Working data →

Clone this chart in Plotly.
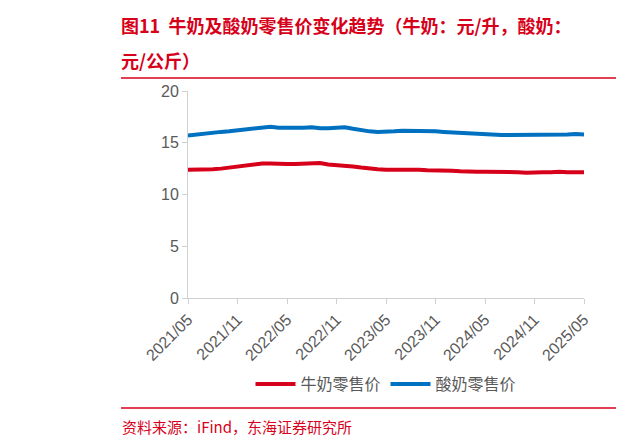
import plotly.graph_objects as go

months = [f"{y}/{m:02d}" for y in range(2021, 2026) for m in range(1, 13)]
months = months[months.index("2021/05"):months.index("2025/05") + 1]

milk = [12.4, 12.4, 12.45, 12.45, 12.5, 12.6, 12.7, 12.8, 12.9, 13.0, 13.0, 12.95,
        12.95, 12.95, 13.0, 13.05, 13.05, 12.9, 12.85, 12.8, 12.7, 12.6, 12.5, 12.45,
        12.4, 12.4, 12.45, 12.4, 12.4, 12.35, 12.35, 12.3, 12.3, 12.25, 12.2, 12.2,
        12.2, 12.2, 12.15, 12.15, 12.15, 12.1, 12.15, 12.15, 12.15, 12.2, 12.15, 12.15, 12.15]
yogurt = [15.7, 15.8, 15.9, 15.95, 16.05, 16.1, 16.2, 16.3, 16.4, 16.5, 16.55, 16.45,
          16.45, 16.4, 16.45, 16.5, 16.4, 16.4, 16.45, 16.5, 16.35, 16.2, 16.1, 16.05,
          16.05, 16.1, 16.15, 16.15, 16.1, 16.1, 16.1, 16.05, 16.0, 15.95, 15.9, 15.85,
          15.8, 15.75, 15.75, 15.75, 15.75, 15.75, 15.75, 15.75, 15.75, 15.8, 15.8, 15.85, 15.8]
tick_labels = ["2021/05", "2021/11", "2022/05", "2022/11", "2023/05", "2023/11", "2024/05", "2024/11", "2025/05"]

red = "#d7001a"
blue = "#0070c0"
fig = go.Figure()
fig.add_trace(go.Scatter(x=months, y=milk, name="牛奶零售价", mode="lines", line=dict(color=red, width=4)))
fig.add_trace(go.Scatter(x=months, y=yogurt, name="酸奶零售价", mode="lines", line=dict(color=blue, width=4)))

H = 207.0
W = 396.0
def px(x): return (x - 180) / W
def py(y): return (290 - y) / H

shapes = []
for yy in (70, 400):
    shapes.append(dict(type="line", xref="paper", yref="paper", x0=px(113), x1=px(608), y0=py(yy), y1=py(yy), line=dict(color=red, width=1.5)))
    shapes.append(dict(type="line", xref="paper", yref="paper", x0=px(626), x1=px(640), y0=py(yy), y1=py(yy), line=dict(color=red, width=1.5)))

font = "Noto Sans CJK SC"
fig.update_layout(
    width=634, height=440, margin=dict(l=180, r=58, t=83, b=150, autoexpand=False),
    plot_bgcolor="white", paper_bgcolor="white",
    font=dict(family=font, color="#595959", size=15),
    showlegend=True,
    legend=dict(orientation="h", x=0.5, xanchor="center", y=py(376), yanchor="middle",
                font=dict(size=16, color="#595959"), itemwidth=40),
    shapes=shapes,
    annotations=[
        dict(text="<b>图11  牛奶及酸奶零售价变化趋势（牛奶：元/升，酸奶：</b>", xref="paper", yref="paper",
             x=px(111), y=py(17), xanchor="left", yanchor="middle", showarrow=False,
             font=dict(size=18, color=red, family=font)),
        dict(text="<b>元/公斤）</b>", xref="paper", yref="paper",
             x=px(111), y=py(52), xanchor="left", yanchor="middle", showarrow=False,
             font=dict(size=18, color=red, family=font)),
        dict(text="资料来源：iFind，东海证券研究所", xref="paper", yref="paper",
             x=px(112), y=py(418), xanchor="left", yanchor="middle", showarrow=False,
             font=dict(size=15, color=red, family=font)),
    ],
    xaxis=dict(type="category", tickmode="array", tickvals=tick_labels, ticktext=tick_labels,
               tickangle=-45, showgrid=False, showline=True, linecolor="#d0d0d0", linewidth=1, automargin=False,
               ticks="outside", tickcolor="#d0d0d0", ticklen=5, tickfont=dict(size=16, family="Liberation Sans")),
    yaxis=dict(range=[0, 20], dtick=5, showgrid=False, showline=True, linecolor="#d0d0d0", automargin=False,
               ticks="outside", tickcolor="#d0d0d0", ticklen=5, tickfont=dict(size=16, family="Liberation Sans")),
)
fig.write_html("out.html")
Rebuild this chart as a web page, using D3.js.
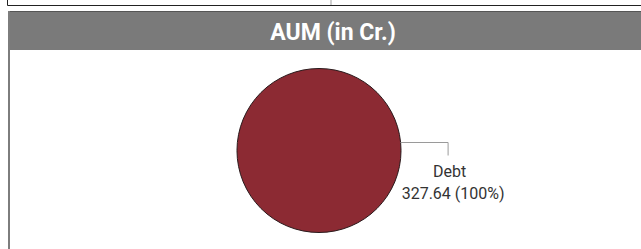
<!DOCTYPE html>
<html>
<head>
<meta charset="utf-8">
<script src="https://cdn.jsdelivr.net/npm/d3@7"></script>
<style>
  html, body { margin: 0; padding: 0; background: #fff; overflow: hidden; width: 641px; height: 249px; }
  svg { display: block; }
</style>
</head>
<body>
<svg id="chart" width="641" height="249"></svg>
<script>
const title = "AUM (in Cr.)";
const categories = ["Debt"];
const values = [327.64];
const colors = ["#8c2a33"];

const W = 641, H = 249;
const svg = d3.select("#chart");

// top strip (bottom of previous panel)
svg.append("path").attr("d", `M7.5,0V5.5H${W}`)
  .attr("fill", "none").attr("stroke", "#222").attr("stroke-width", 1);
svg.append("line").attr("x1", 331).attr("x2", 331).attr("y1", 0).attr("y2", 5)
  .attr("stroke", "#d0d0d0").attr("stroke-width", 2);

// panel header
svg.append("rect").attr("x", 8).attr("y", 11).attr("width", W).attr("height", 39)
  .attr("fill", "#7a7a7a");
svg.append("line").attr("x1", 8).attr("x2", W).attr("y1", 11.5).attr("y2", 11.5)
  .attr("stroke", "#555").attr("stroke-width", 1);
// panel left border
svg.append("rect").attr("x", 8).attr("y", 11).attr("width", 2).attr("height", H)
  .attr("fill", "#7d7d7d");

svg.append("text").attr("x", 333).attr("y", 39.5)
  .attr("text-anchor", "middle")
  .attr("font-family", "Roboto, 'Liberation Sans', sans-serif")
  .attr("font-weight", "bold").attr("font-size", 23)
  .attr("fill", "#fff").text(title);

// pie
const cx = 319, cy = 150.5, r = 82;
const data = categories.map((c, i) => ({ cat: c, value: values[i], color: colors[i] }));
const total = d3.sum(values);
const pie = d3.pie().value(d => d.value).sort(null);
const arc = d3.arc().innerRadius(0).outerRadius(r);
const g = svg.append("g").attr("transform", `translate(${cx},${cy})`);
const arcs = pie(data);
g.selectAll("path.slice").data(arcs).join("path")
  .attr("class", "slice")
  .attr("d", arc)
  .attr("fill", d => d.data.color)
  .attr("stroke", "#2a1a1c").attr("stroke-width", 1);

// labels with leader lines
const fmt = d3.format(".2f");
arcs.forEach(a => {
  const dy = -8;
  const x0 = Math.sqrt(r * r - dy * dy);
  const x1 = x0 + 47.5;
  const y2 = dy + 13;
  g.append("path")
    .attr("d", `M${x0},${dy}H${x1}V${y2}`)
    .attr("fill", "none").attr("stroke", "#9a9a9a").attr("stroke-width", 1);
  g.append("text").attr("x", x1 + 1.5).attr("y", 26)
    .attr("text-anchor", "middle")
    .attr("font-family", "Roboto, sans-serif").attr("font-size", 16)
    .attr("fill", "#333").text(a.data.cat);
  g.append("text").attr("x", x1 + 5).attr("y", 48.5)
    .attr("text-anchor", "middle")
    .attr("font-family", "Roboto, sans-serif").attr("font-size", 16)
    .attr("fill", "#333")
    .text(`${fmt(a.data.value)} (${Math.round(a.data.value / total * 100)}%)`);
});
</script>
</body>
</html>
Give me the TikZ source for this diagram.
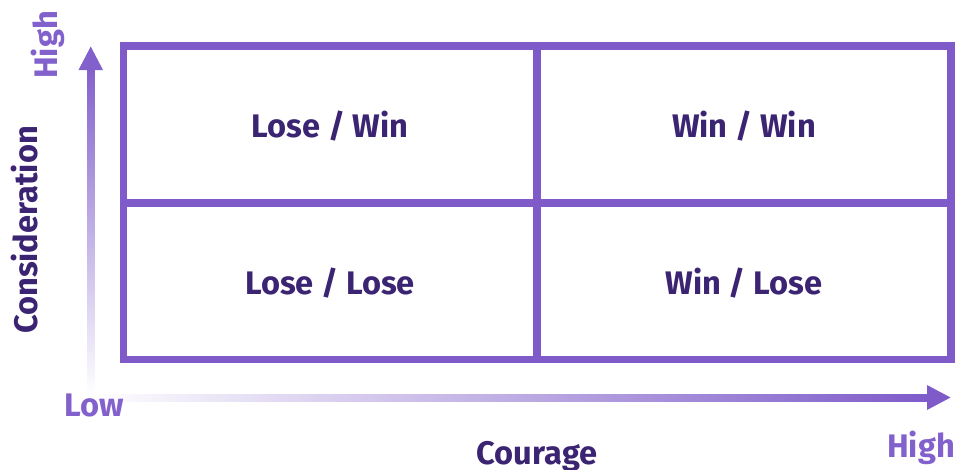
\documentclass[tikz,border=0pt]{standalone}
\usepackage{fontspec}
\setmainfont{Fira Sans}
\definecolor{gridc}{HTML}{7E5BC9}
\definecolor{darkc}{HTML}{3B2472}
\definecolor{axisc}{HTML}{8361CC}
\tikzset{
  gridline/.style={draw=gridc, line width=7.5pt},
  quadlabel/.style={font=\fontsize{32.6}{38}\selectfont\bfseries, text=darkc, inner sep=0pt},
  axtitle/.style={font=\fontsize{32.6}{38}\selectfont\bfseries, text=darkc, inner sep=0pt},
  axend/.style={font=\fontsize{32.6}{38}\selectfont\bfseries, text=axisc, inner sep=0pt},
}
\begin{document}
\begin{tikzpicture}[x=1pt,y=-1pt]
\useasboundingbox (0,0) rectangle (956,469);
% grid
\coordinate (tl) at (123.5,46);
\coordinate (br) at (951,359.5);
\coordinate (tm) at (537,46);
\coordinate (bm) at (537,359.5);
\coordinate (ml) at (123.5,203);
\coordinate (mr) at (951,203);
\draw[gridline] (tl) rectangle (br);
\draw[gridline] (tm) -- (bm);
\draw[gridline] (ml) -- (mr);
% quadrant labels
\node[quadlabel] (lw) at (330,126) {Lose / Win};
\node[quadlabel] (ww) at (744,126) {Win / Win};
\node[quadlabel] (ll) at (330,283) {Lose / Lose};
\node[quadlabel] (wl) at (744,283) {Win / Lose};
% y axis
\shade[bottom color=white, top color=axisc] (87,395) rectangle (94.5,69);
\fill[axisc] (78.5,70) -- (90.75,46.5) -- (103,70) -- cycle;
% x axis
\shade[left color=white, right color=gridc] (88,394) rectangle (928,401);
\fill[gridc] (927,385) -- (950.5,397.5) -- (927,410) -- cycle;
% axis labels
\node[axend, rotate=90] (yhigh) at (48,45) {High};
\node[axtitle, rotate=90] (ytitle) at (25,230) {Consideration};
\node[axend] (xlow) at (94,405) {Low};
\node[axtitle, anchor=base] (xtitle) at (537,464) {Courage};
\node[axend] (xhigh) at (921,448) {High};
\end{tikzpicture}
\end{document}
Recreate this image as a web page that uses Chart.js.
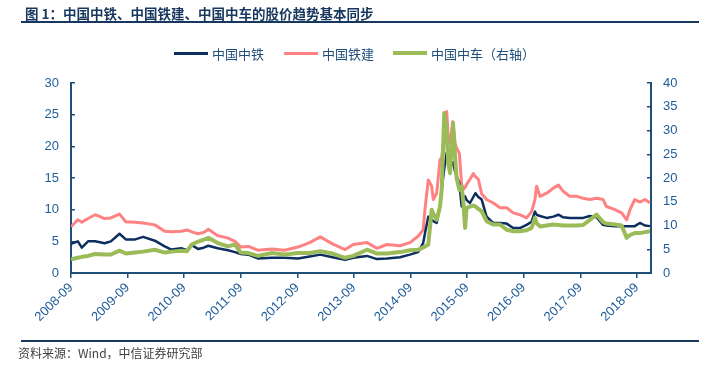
<!DOCTYPE html>
<html>
<head>
<meta charset="utf-8">
<script src="https://cdn.jsdelivr.net/npm/chart.js@4/dist/chart.umd.min.js"></script>
<style>
  body { margin: 0; background: #fff; width: 721px; height: 377px; position: relative; overflow: hidden; font-family: "Liberation Sans", Arial, sans-serif; }
  #title { position: absolute; left: 25px; top: 3px; font: bold 13.5px "Noto Sans CJK SC", sans-serif; color: #17375e; white-space: nowrap; }
  .rule { position: absolute; left: 21px; width: 678px; background: #17375e; }
  #legend { position: absolute; top: 44px; left: 0; font: 13px "Noto Sans CJK SC", sans-serif; color: #1f4e79; }
  .item { position: absolute; white-space: nowrap; }
  .swatch { position: absolute; width: 34px; }
  #source { position: absolute; left: 18px; top: 344px; font: 12px "Noto Sans CJK SC", sans-serif; color: #404040; white-space: nowrap; }
  #chart { position: absolute; left: 0; top: 0; }
</style>
</head>
<body>
<canvas id="chart" width="721" height="377"></canvas>
<div id="title">图 1：中国中铁、中国铁建、中国中车的股价趋势基本同步</div>
<div class="rule" style="top:21px;height:2px;"></div>
<div id="legend"></div>
<div class="rule" style="top:340px;height:1.5px;"></div>
<div id="source">资料来源：Wind，中信证券研究部</div>
<script>
// sample dates (irregular)
const dates = [
  '2008-09-01','2008-10-15','2008-11-10','2008-12-20','2009-02-05','2009-04-05','2009-05-15','2009-07-10',
  '2009-08-20','2009-10-20','2009-12-10','2010-02-25','2010-04-28','2010-06-10','2010-08-12','2010-09-20',
  '2010-10-20','2010-11-30','2011-01-05','2011-02-05','2011-04-05','2011-06-10','2011-07-25','2011-09-01',
  '2011-10-20','2011-12-20','2012-03-20','2012-06-10','2012-09-05','2012-11-20','2013-01-28','2013-04-15',
  '2013-07-05','2013-08-28','2013-11-25','2014-01-28','2014-04-01','2014-06-25','2014-08-28','2014-10-20',
  '2014-11-22','2014-12-05','2014-12-25','2015-01-16','2015-01-27','2015-02-18','2015-03-09','2015-03-20',
  '2015-04-06','2015-04-22','2015-05-02','2015-05-13','2015-06-01','2015-06-15','2015-06-25','2015-07-12',
  '2015-07-27','2015-08-07','2015-08-19','2015-08-29','2015-09-20','2015-10-11','2015-10-25','2015-11-13',
  '2015-12-04','2016-01-05','2016-02-18','2016-04-01','2016-05-13','2016-06-25','2016-08-07','2016-09-20',
  '2016-10-22','2016-11-13','2016-11-24','2016-12-15','2017-01-28','2017-03-10','2017-04-12','2017-05-13',
  '2017-06-25','2017-08-09','2017-09-20','2017-11-02','2017-12-15','2018-01-27','2018-02-18','2018-04-12',
  '2018-05-25','2018-06-27','2018-07-18','2018-08-18','2018-09-21','2018-10-23','2018-11-25'
];
// 中国中铁 (left axis)
const crec = [
  4.6,5.0,4.0,5.0,5.0,4.7,5.0,6.2, 5.3,5.3,5.7,5.1,4.2,3.7,3.9,3.6,
  4.4,3.8,4.0,4.3,3.9,3.6,3.3,3.0, 2.9,2.3,2.4,2.4,2.3,2.6,2.9,2.5,
  2.1,2.4,2.7,2.2,2.3,2.5,2.9,3.3, 4.7,6.5,8.9,8.4,8.2,7.9,10.5,13.2,
  16.5,19.0,19.5,16.8,17.5,16.0,15.3,14.2, 10.5,11.5,12.1,11.5,11.05,12.0,12.6,12.0,
  11.6,8.9,7.9,7.9,7.8,7.1,7.1,7.6, 8.1,9.7,9.2,9.0,8.7,8.9,9.2,8.8,
  8.7,8.7,8.7,9.0,8.8,7.6,7.5,7.4, 7.4,7.4,7.4,7.4,7.9,7.5,7.4
];
// 中国铁建 (left axis)
const crcc = [
  7.3,8.4,8.0,8.6,9.2,8.6,8.7,9.3, 8.1,8.0,7.9,7.6,6.6,6.5,6.6,6.8,
  6.5,6.2,6.4,6.9,5.9,5.5,5.0,4.1, 4.2,3.6,3.8,3.6,4.1,4.8,5.7,4.6,
  3.7,4.5,4.8,3.9,4.5,4.3,4.8,5.8, 6.8,10.5,14.7,13.7,11.6,12.6,17.9,18.2,
  21.6,25.5,21.0,20.5,23.9,20.5,19.7,18.9, 14.0,13.2,13.5,14.0,14.8,15.7,15.2,14.8,
  12.5,11.6,11.05,10.3,10.3,9.5,9.2,8.7, 9.7,11.6,13.7,12.1,12.6,13.4,13.9,12.9,
  12.1,12.1,11.8,11.6,11.8,11.6,10.5,10.0, 9.5,8.4,10.0,11.6,11.2,11.6,11.1
];
// 中国中车 (right axis)
const crrc = [
  2.9,3.2,3.4,3.6,4.0,3.9,3.9,4.7, 4.1,4.3,4.5,4.9,4.3,4.5,4.7,4.6,
  6.0,6.6,7.0,7.4,6.3,5.6,6.0,4.3, 4.2,3.6,4.2,3.9,4.2,4.2,4.6,4.1,
  3.2,3.6,4.9,4.1,4.1,4.4,4.8,4.9, 5.4,5.6,6.0,13.3,12.5,11.2,14.0,17.5,
  33.7,29.5,23.0,21.0,31.6,24.5,20.0,17.5, 18.2,15.0,9.5,13.7,14.0,14.2,14.0,13.5,
  13.0,10.9,10.2,10.2,9.1,8.8,8.8,9.0, 9.5,11.6,10.5,9.8,10.0,10.2,10.1,10.0,
  10.0,10.0,10.1,11.2,12.3,10.7,10.4,10.2, 10.0,7.4,8.0,8.4,8.4,8.6,8.8
];
const tickLabels = ['2008-09','2009-09','2010-09','2011-09','2012-09','2013-09','2014-09','2015-09','2016-09','2017-09','2018-09'];

const AXIS = '#1f4e79';
const TXT = '#1f5c99';
const NAVY = '#0c2f5f';
const RED = '#ff8282';
const GREEN = '#9bbb59';

// months since 2008-09
function monthOffset(d) {
  const [y, m, day] = d.split('-').map(Number);
  return (y - 2008) * 12 + (m - 9) + (day - 1) / 31;
}
const xs = dates.map(monthOffset);
const pts = arr => arr.map((v, i) => ({ x: xs[i], y: v }));

// legend
const legendItems = [
  { text: '中国中铁', color: NAVY, w: 3, left: 174 },
  { text: '中国铁建', color: RED, w: 3, left: 284 },
  { text: '中国中车（右轴）', color: GREEN, w: 4, left: 393 }
];
const legend = document.getElementById('legend');
legendItems.forEach(it => {
  const el = document.createElement('div');
  el.className = 'item';
  el.style.left = it.left + 'px';
  el.innerHTML = `<span class="swatch" style="top:${9 - it.w / 2}px;height:${it.w}px;background:${it.color};"></span><span style="margin-left:38px;">${it.text}</span>`;
  legend.appendChild(el);
});

new Chart(document.getElementById('chart').getContext('2d'), {
  type: 'line',
  data: {
    datasets: [
      { label: '中国中车（右轴）', data: pts(crrc), yAxisID: 'y1', borderColor: GREEN, borderWidth: 4 },
      { label: '中国中铁', data: pts(crec), yAxisID: 'y', borderColor: NAVY, borderWidth: 2.5 },
      { label: '中国铁建', data: pts(crcc), yAxisID: 'y', borderColor: RED, borderWidth: 3 }
    ]
  },
  options: {
    responsive: false,
    animation: false,
    devicePixelRatio: 1,
    layout: { padding: { top: 83, left: 0, right: 0, bottom: 0 } },
    elements: { point: { radius: 0 }, line: { tension: 0, borderJoinStyle: 'round' } },
    plugins: { legend: { display: false }, tooltip: { enabled: false } },
    scales: {
      x: {
        type: 'linear',
        min: 0,
        max: 123,
        afterBuildTicks: s => { s.ticks = tickLabels.map((_, i) => ({ value: i * 12 })); },
        afterFit: s => { s.height = 104; },
        grid: { drawOnChartArea: false, tickLength: 5, color: AXIS, lineWidth: 1.5 },
        border: { color: AXIS, width: 2 },
        ticks: {
          minRotation: 45, maxRotation: 45, autoSkip: false, padding: 2,
          color: TXT, font: { family: 'Liberation Sans', size: 13 },
          callback: v => tickLabels[Math.round(v / 12)]
        }
      },
      y: {
        position: 'left',
        min: 0, max: 30,
        afterFit: s => { s.width = 71; },
        grid: { drawOnChartArea: false, tickLength: -4, color: AXIS, lineWidth: 1.5 },
        border: { color: AXIS, width: 2 },
        ticks: { stepSize: 5, padding: 16, color: TXT, font: { family: 'Liberation Sans', size: 13 } }
      },
      y1: {
        position: 'right',
        min: 0, max: 40,
        afterFit: s => { s.width = 70; },
        grid: { drawOnChartArea: false, tickLength: -4, color: AXIS, lineWidth: 1.5 },
        border: { color: AXIS, width: 2 },
        ticks: { stepSize: 5, padding: 16, color: TXT, font: { family: 'Liberation Sans', size: 13 } }
      }
    }
  }
});
</script>
</body>
</html>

Exercise description → List every line above containing the word "source".

Response to this task →
Give me the TikZ source for this diagram.
  #source { position: absolute; left: 18px; top: 344px; font: 12px "Noto Sans CJK SC", sans-serif; color: #404040; white-space: nowrap; }
<div id="source">资料来源：Wind，中信证券研究部</div>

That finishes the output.